* Start *
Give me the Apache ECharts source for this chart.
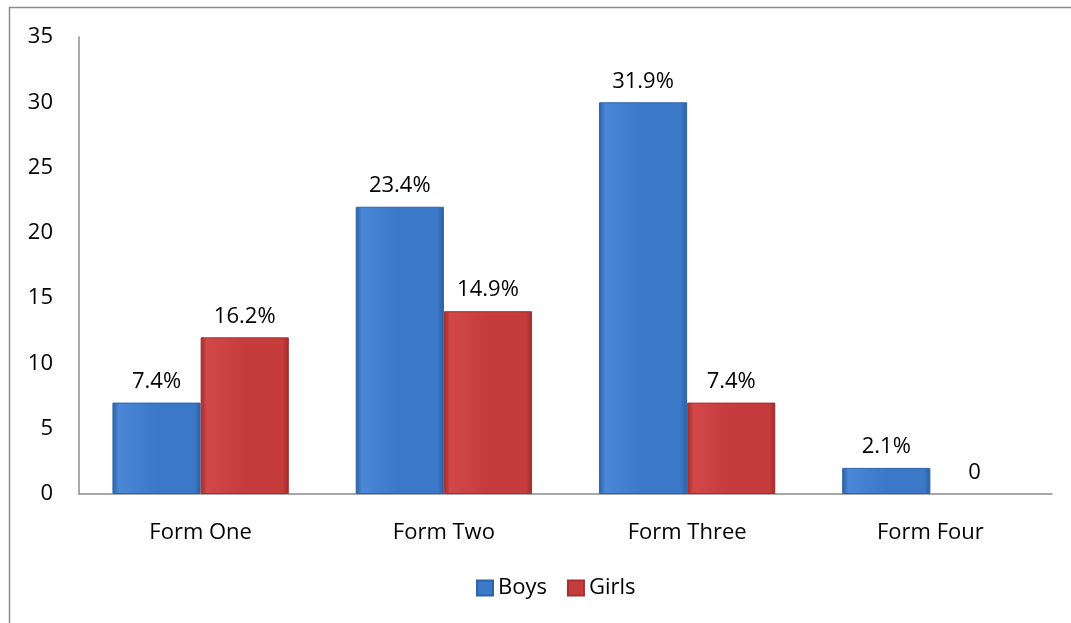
<!DOCTYPE html>
<html><head><meta charset="utf-8">
<script src="https://cdn.jsdelivr.net/npm/echarts@6/dist/echarts.min.js"></script>
<style>html,body{margin:0;padding:0;background:#fff}#c{width:1071px;height:623px}</style>
</head><body><div id="c"></div>
<script>
var categories = ['Form One', 'Form Two', 'Form Three', 'Form Four'];
var boysValues = [7, 22, 30, 2];
var girlsValues = [12, 14, 7, 0];
var boysLabels = ['7.4%', '23.4%', '31.9%', '2.1%'];
var girlsLabels = ['16.2%', '14.9%', '7.4%', '0'];
var yTicks = [0, 5, 10, 15, 20, 25, 30, 35];

var FONT = '"Open Sans", Lato, sans-serif';
var FS = 22;
function grad(dark, mid, light) {
  return new echarts.graphic.LinearGradient(0, 0, 1, 0, [
    {offset: 0, color: dark}, {offset: 0.07, color: light}, {offset: 0.5, color: mid},
    {offset: 0.93, color: mid}, {offset: 1, color: dark}
  ]);
}
var blue = grad('#2c5f9f', '#3b78c8', '#4a87d6');
var red = grad('#9c2b2c', '#c63c3c', '#d24848');

function items(vals) {
  return vals.map(function (v) {
    return v === 0 ? {value: v, itemStyle: {borderWidth: 0, color: 'rgba(0,0,0,0)'}} : {value: v};
  });
}

var chart = echarts.init(document.getElementById('c'));
chart.setOption({
  animation: false,
  graphic: [{type: 'rect', shape: {x: 9.5, y: 7.5, width: 1200, height: 700},
    style: {fill: 'none', stroke: '#8c8c8c', lineWidth: 1.5}, silent: true, z: -1}],
  grid: {left: 79, right: 19, top: 37, bottom: 129},
  legend: {
    bottom: 19, left: 471, itemWidth: 16, itemHeight: 15, itemGap: 20, icon: 'rect',
    textStyle: {fontFamily: FONT, fontSize: FS, color: '#000'},
    data: [{name: 'Boys', itemStyle: {color: '#3b78c8'}}, {name: 'Girls', itemStyle: {color: '#c63c3c'}}]
  },
  xAxis: {
    type: 'category', data: categories,
    axisLine: {lineStyle: {color: '#8c8c8c', width: 1.5}},
    axisTick: {show: false},
    axisLabel: {fontFamily: FONT, fontSize: FS, color: '#000', margin: 28}
  },
  yAxis: {
    type: 'value', min: 0, max: 35, interval: 5,
    axisLine: {show: true, lineStyle: {color: '#8c8c8c', width: 1.5}},
    axisTick: {show: false},
    splitLine: {show: false},
    axisLabel: {fontFamily: FONT, fontSize: FS, color: '#000', margin: 26,
      formatter: function (v) { return yTicks.indexOf(v) >= 0 ? String(v) : ''; }}
  },
  series: [
    {name: 'Boys', type: 'bar', data: items(boysValues), barGap: '0%', barCategoryGap: '27.5%',
     itemStyle: {color: blue, borderColor: '#2d64a8', borderWidth: 1},
     label: {show: true, position: 'top', distance: 10, fontFamily: FONT, fontSize: FS, color: '#000',
       formatter: function (p) { return boysLabels[p.dataIndex]; }}},
    {name: 'Girls', type: 'bar', data: items(girlsValues),
     itemStyle: {color: red, borderColor: '#a83031', borderWidth: 1},
     label: {show: true, position: 'top', distance: 10, fontFamily: FONT, fontSize: FS, color: '#000', opacity: 1,
       formatter: function (p) { return girlsLabels[p.dataIndex]; }}}
  ]
});
</script></body></html>
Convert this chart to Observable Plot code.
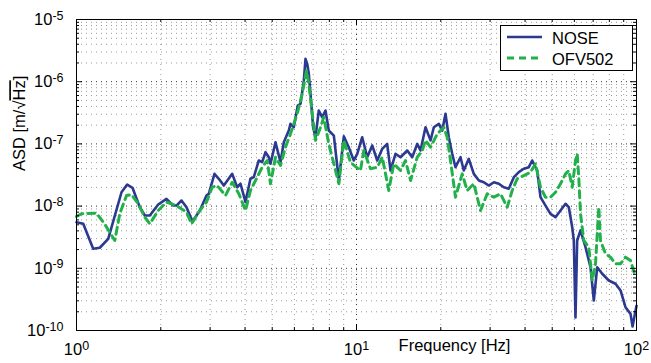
<!DOCTYPE html>
<html>
<head>
<meta charset="utf-8">
<script src="https://cdn.jsdelivr.net/npm/d3@7"></script>
<script src="https://cdn.jsdelivr.net/npm/@observablehq/plot@0.6"></script>
<style>
  body { margin: 0; background: #fff; }
  #chart { width: 651px; height: 363px; }
</style>
</head>
<body>
<div id="chart"></div>
<script>
// Displacement amplitude spectral density, two sensors
const seriesNames = ["NOSE", "OFV502"];
const seriesColors = ["#2b3990", "#22b04b"];

// NOSE: frequency [Hz]
const noseFreq = [
  1.00, 1.057, 1.147, 1.211, 1.298, 1.448, 1.517, 1.585, 1.683, 1.754,
  1.827, 1.958, 2.096, 2.215, 2.276, 2.371, 2.471, 2.596, 2.757, 2.912,
  2.968, 3.11, 3.223, 3.358, 3.598, 3.749, 3.853, 4.014, 4.18, 4.297,
  4.478, 4.604, 4.732, 4.862, 4.93, 5.137, 5.354, 5.501, 5.73, 5.81,
  5.97, 6.17, 6.31, 6.485, 6.575, 6.667, 6.755, 6.85, 7.00, 7.137,
  7.334, 7.54, 7.75, 7.96, 8.30, 8.65, 9.01, 9.39, 9.78, 10.06,
  10.48, 10.92, 11.38, 11.86, 12.36, 12.87, 13.23, 13.78, 14.36, 15.18,
  15.81, 16.48, 16.93, 17.64, 18.38, 18.89, 19.68, 20.24, 20.79, 21.36,
  21.97, 22.57, 23.52, 24.16, 25.18, 26.24, 27.35, 28.49, 29.69, 30.94,
  32.23, 33.58, 34.99, 36.47, 37.99, 39.58, 41.25, 42.41, 44.19, 45.41,
  47.32, 49.30, 51.37, 53.53, 55.78, 57.31, 58.94, 59.72, 60.55, 61.40,
  63.10, 65.75, 68.51, 70.40, 72.39, 75.42, 79.62, 84.14, 87.7, 91.35,
  95.2, 96.8, 100
];
// NOSE: ASD [m/sqrt(Hz)]
const noseAsd = [
  5.51e-9, 5.19e-9, 2.06e-9, 2.14e-9, 2.98e-9, 1.67e-8, 2.22e-8, 1.97e-8, 9.6e-9, 7.06e-9,
  7.06e-9, 1.06e-8, 1.31e-8, 1.02e-8, 1.02e-8, 1.23e-8, 9.6e-9, 5.65e-9, 8.49e-9, 1.48e-8,
  1.58e-8, 3.30e-8, 2.75e-8, 2.14e-8, 3.30e-8, 2.01e-8, 2.29e-8, 1.16e-8, 2.75e-8, 2.92e-8,
  5.41e-8, 5.08e-8, 7.36e-8, 6.11e-8, 4.79e-8, 1.06e-7, 5.08e-8, 1.06e-7, 1.64e-7, 2.10e-7,
  1.85e-7, 4.14e-7, 4.42e-7, 1.04e-6, 2.33e-6, 1.94e-6, 1.34e-6, 6.38e-7, 1.85e-7, 1.28e-7,
  3.44e-7, 2.69e-7, 3.44e-7, 1.64e-7, 1.36e-7, 2.58e-8, 1.32e-7, 8.75e-8, 5.41e-8, 6.93e-8,
  1.28e-7, 6.11e-8, 9.42e-8, 5.41e-8, 8.34e-8, 1.00e-7, 3.73e-8, 6.93e-8, 6.11e-8, 7.83e-8,
  6.11e-8, 1.00e-7, 7.83e-8, 1.85e-7, 1.14e-7, 1.85e-7, 2.10e-7, 1.64e-7, 3.05e-7, 1.28e-7,
  6.93e-8, 4.22e-8, 6.11e-8, 3.73e-8, 5.75e-8, 3.30e-8, 2.58e-8, 2.42e-8, 2.14e-8, 2.42e-8,
  2.29e-8, 2.01e-8, 1.90e-8, 2.92e-8, 3.51e-8, 3.98e-8, 4.22e-8, 5.41e-8, 3.73e-8, 1.39e-8,
  1.02e-8, 7.52e-9, 6.64e-9, 8.49e-9, 1.09e-8, 9.6e-9, 4.58e-9, 2.80e-9, 1.62e-10, 2.80e-9,
  4.06e-9, 2.18e-9, 1.04e-9, 3.03e-10, 1.04e-9, 8.17e-10, 6.37e-10, 5.64e-10, 4.40e-10, 2.37e-10,
  1.85e-10, 1.16e-10, 2.5e-10
];

// OFV502: frequency [Hz]
const ofvFreq = [
  1.00, 1.042, 1.179, 1.259, 1.370, 1.428, 1.509, 1.572, 1.661, 1.754,
  1.827, 1.958, 2.096, 2.276, 2.471, 2.575, 2.757, 2.912, 3.052, 3.18,
  3.405, 3.598, 3.80, 4.014, 4.18, 4.42, 4.604, 4.80, 4.93, 5.137,
  5.354, 5.577, 5.81, 6.14, 6.40, 6.63, 6.755, 6.95, 7.137, 7.44,
  7.64, 7.96, 8.65, 9.01, 9.52, 10.33, 10.62, 11.22, 11.86, 12.36,
  13.04, 13.59, 14.36, 14.96, 15.60, 16.48, 17.17, 17.64, 18.38, 19.43,
  20.50, 21.08, 21.66, 22.57, 23.85, 24.85, 26.24, 27.73, 29.30, 30.94,
  32.69, 34.53, 35.98, 37.49, 39.58, 41.82, 43.58, 45.41, 47.32, 49.30,
  51.37, 53.53, 55.78, 57.31, 58.94, 60.55, 61.40, 62.2, 63.10, 64.84,
  67.56, 69.48, 71.39, 73.35, 74.36, 77.5, 80.75, 84.14, 87.7, 91.35,
  95.2, 99.2
];
// OFV502: ASD [m/sqrt(Hz)]
const ofvAsd = [
  6.81e-9, 7.52e-9, 7.69e-9, 5.19e-9, 2.80e-9, 7.60e-9, 1.48e-8, 1.53e-8, 1.09e-8, 6.64e-9,
  5.19e-9, 8.49e-9, 1.16e-8, 1.02e-8, 7.98e-9, 5.19e-9, 8.49e-9, 1.16e-8, 2.01e-8, 2.14e-8,
  1.48e-8, 2.42e-8, 1.58e-8, 8.49e-9, 1.78e-8, 2.92e-8, 4.22e-8, 5.41e-8, 2.29e-8, 6.11e-8,
  4.50e-8, 8.85e-8, 1.45e-7, 3.05e-7, 6.38e-7, 1.51e-6, 9.25e-7, 3.05e-7, 1.14e-7, 1.85e-7,
  2.69e-7, 1.00e-7, 2.29e-8, 1.14e-7, 5.02e-8, 3.73e-8, 7.83e-8, 3.98e-8, 4.22e-8, 6.11e-8,
  1.78e-8, 4.79e-8, 3.73e-8, 5.41e-8, 2.58e-8, 6.11e-8, 7.83e-8, 1.14e-7, 8.85e-8, 1.45e-7,
  1.85e-7, 1.28e-7, 5.41e-8, 1.39e-8, 3.30e-8, 1.78e-8, 2.29e-8, 8.49e-9, 1.58e-8, 1.39e-8,
  1.58e-8, 9.6e-9, 1.78e-8, 2.75e-8, 3.10e-8, 3.51e-8, 4.79e-8, 2.01e-8, 1.39e-8, 1.39e-8,
  1.67e-8, 2.29e-8, 3.30e-8, 3.73e-8, 2.01e-8, 5.41e-8, 6.93e-8, 2.92e-8, 7.52e-9, 2.80e-9,
  2.18e-9, 6.37e-10, 1.18e-9, 9.6e-9, 2.80e-9, 1.71e-9, 1.51e-9, 1.18e-9, 1.18e-9, 1.51e-9,
  1.33e-9, 7.28e-10
];

// Axis decades and their labels
const xMajor = [1, 10, 100];
const yMajor = [1e-10, 1e-9, 1e-8, 1e-7, 1e-6, 1e-5];
const xLabels = ["10^0", "10^1", "10^2"];
const yLabels = ["10^-10", "10^-9", "10^-8", "10^-7", "10^-6", "10^-5"];
const xTitle = "Frequency [Hz]";
const yTitle = "ASD [m/√Hz]";

// Minor log ticks (2..9 within each decade)
const minorOf = (majors) => majors.slice(0, -1).flatMap(d => [2,3,4,5,6,7,8,9].map(k => d * k));
const xMinor = minorOf(xMajor);
const yMinor = minorOf(yMajor);

const nose = noseFreq.map((f, i) => ({f, asd: noseAsd[i]}));
const ofv = ofvFreq.map((f, i) => ({f, asd: ofvAsd[i]}));

const W = 651, H = 363;
const mL = 76, mR = 15, mT = 19, mB = 33;
const innerW = W - mL - mR, innerH = H - mT - mB;
const majorLen = 6, minorLen = 3;

const gridMinor = {stroke: "#9a9a9a", strokeWidth: 1, strokeDasharray: "1,4"};
const gridMajor = {stroke: "#333", strokeWidth: 1, strokeDasharray: "1,4"};
const tickStyle = {stroke: "#000", strokeWidth: 1};

const chart = Plot.plot({
  width: W, height: H,
  marginLeft: mL, marginRight: mR, marginTop: mT, marginBottom: mB,
  style: {fontFamily: "'Liberation Sans', Arial, Helvetica, sans-serif", fontSize: "16.5px", background: "#fff", color: "#000"},
  x: {type: "log", domain: [1, 100]},
  y: {type: "log", domain: [1e-10, 1e-5]},
  marks: [
    // dotted grid
    Plot.ruleX(xMinor, gridMinor),
    Plot.ruleY(yMinor, gridMinor),
    Plot.ruleX(xMajor, gridMajor),
    Plot.ruleY(yMajor, gridMajor),
    // data
    Plot.line(nose, {x: "f", y: "asd", stroke: seriesColors[0], strokeWidth: 2.6, strokeLinejoin: "round"}),
    Plot.line(ofv, {x: "f", y: "asd", stroke: seriesColors[1], strokeWidth: 3, strokeDasharray: "7,5"}),
    // inward ticks on all four sides
    Plot.ruleX(xMajor, {...tickStyle, insetTop: innerH - majorLen}),
    Plot.ruleX(xMajor, {...tickStyle, insetBottom: innerH - majorLen}),
    Plot.ruleX(xMinor, {...tickStyle, insetTop: innerH - minorLen}),
    Plot.ruleX(xMinor, {...tickStyle, insetBottom: innerH - minorLen}),
    Plot.ruleY(yMajor, {...tickStyle, insetRight: innerW - majorLen}),
    Plot.ruleY(yMajor, {...tickStyle, insetLeft: innerW - majorLen}),
    Plot.ruleY(yMinor, {...tickStyle, insetRight: innerW - minorLen}),
    Plot.ruleY(yMinor, {...tickStyle, insetLeft: innerW - minorLen}),
    Plot.frame({stroke: "#000", strokeWidth: 1}),
    // tick labels
    Plot.axisX({ticks: xMajor, tickSize: 0, tickPadding: 13, label: null,
      tickFormat: d => xLabels[xMajor.indexOf(d)], fontSize: 16.5}),
    Plot.axisY({ticks: yMajor, tickSize: 0, tickPadding: 13, label: null,
      tickFormat: d => yLabels[yMajor.indexOf(d)], fontSize: 16.5}),
    // axis titles
    Plot.text([xTitle], {frameAnchor: "bottom", dx: 98, dy: 20, fontSize: 16.5, fill: "#000"}),
    Plot.text([yTitle], {frameAnchor: "left", dx: -56.5, dy: -4, rotate: -90, fontSize: 16.5, fill: "#000"})
  ]
});

const svg = d3.select(chart);

// Exponents as raised, smaller text
svg.selectAll('g[aria-label$="tick label"] text').each(function () {
  const s = this.textContent;
  if (!s.includes("^")) return;
  const [base, exp] = s.split("^");
  const t = d3.select(this);
  t.text(null);
  t.append("tspan").text(base);
  t.append("tspan").attr("dy", "-0.42em").attr("font-size", "12.5px").text(exp);
});

// Overbar of the square root in the y title
svg.selectAll("text").each(function () {
  if (this.textContent !== yTitle) return;
  const t = d3.select(this);
  t.text(null);
  t.append("tspan").text("ASD [m/√");
  t.append("tspan").style("text-decoration", "overline").text("Hz");
  t.append("tspan").text("]");
});

// Legend box
const lg = svg.append("g").attr("font-size", "16.5px").attr("text-anchor", "start");
lg.append("rect").attr("x", 500.5).attr("y", 25.5).attr("width", 132).attr("height", 45)
  .attr("fill", "#fff").attr("stroke", "#000").attr("stroke-width", 1);
seriesNames.forEach((name, i) => {
  const cy = 37 + i * 21;
  lg.append("line").attr("x1", 507).attr("x2", 542).attr("y1", cy).attr("y2", cy)
    .attr("stroke", seriesColors[i]).attr("stroke-width", i === 0 ? 2.6 : 3)
    .attr("stroke-dasharray", i === 0 ? null : "7,5");
  lg.append("text").attr("x", 552).attr("y", cy + 7).attr("fill", "#000")
    .attr("text-anchor", "start").text(name);
});

document.getElementById("chart").append(chart);
</script>
</body>
</html>
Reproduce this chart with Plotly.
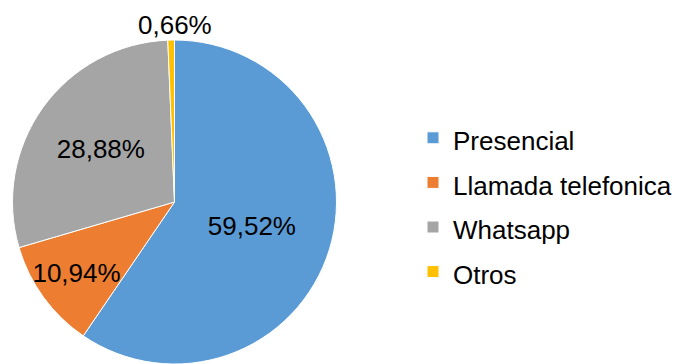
* End *
> Task details: From the first line above through the line containing "var yTicks = [0, 5, 10, 15, 20, 25, 30, 35];", copy everything exactly, without the pictures.

> Final result:
Give me the Apache ECharts source for this chart.
<!DOCTYPE html>
<html><head><meta charset="utf-8">
<script src="https://cdn.jsdelivr.net/npm/echarts@6/dist/echarts.min.js"></script>
<style>html,body{margin:0;padding:0;background:#fff}#c{width:1071px;height:623px}</style>
</head><body><div id="c"></div>
<script>
var categories = ['Form One', 'Form Two', 'Form Three', 'Form Four'];
var boysValues = [7, 22, 30, 2];
var girlsValues = [12, 14, 7, 0];
var boysLabels = ['7.4%', '23.4%', '31.9%', '2.1%'];
var girlsLabels = ['16.2%', '14.9%', '7.4%', '0'];
var yTicks = [0, 5, 10, 15, 20, 25, 30, 35];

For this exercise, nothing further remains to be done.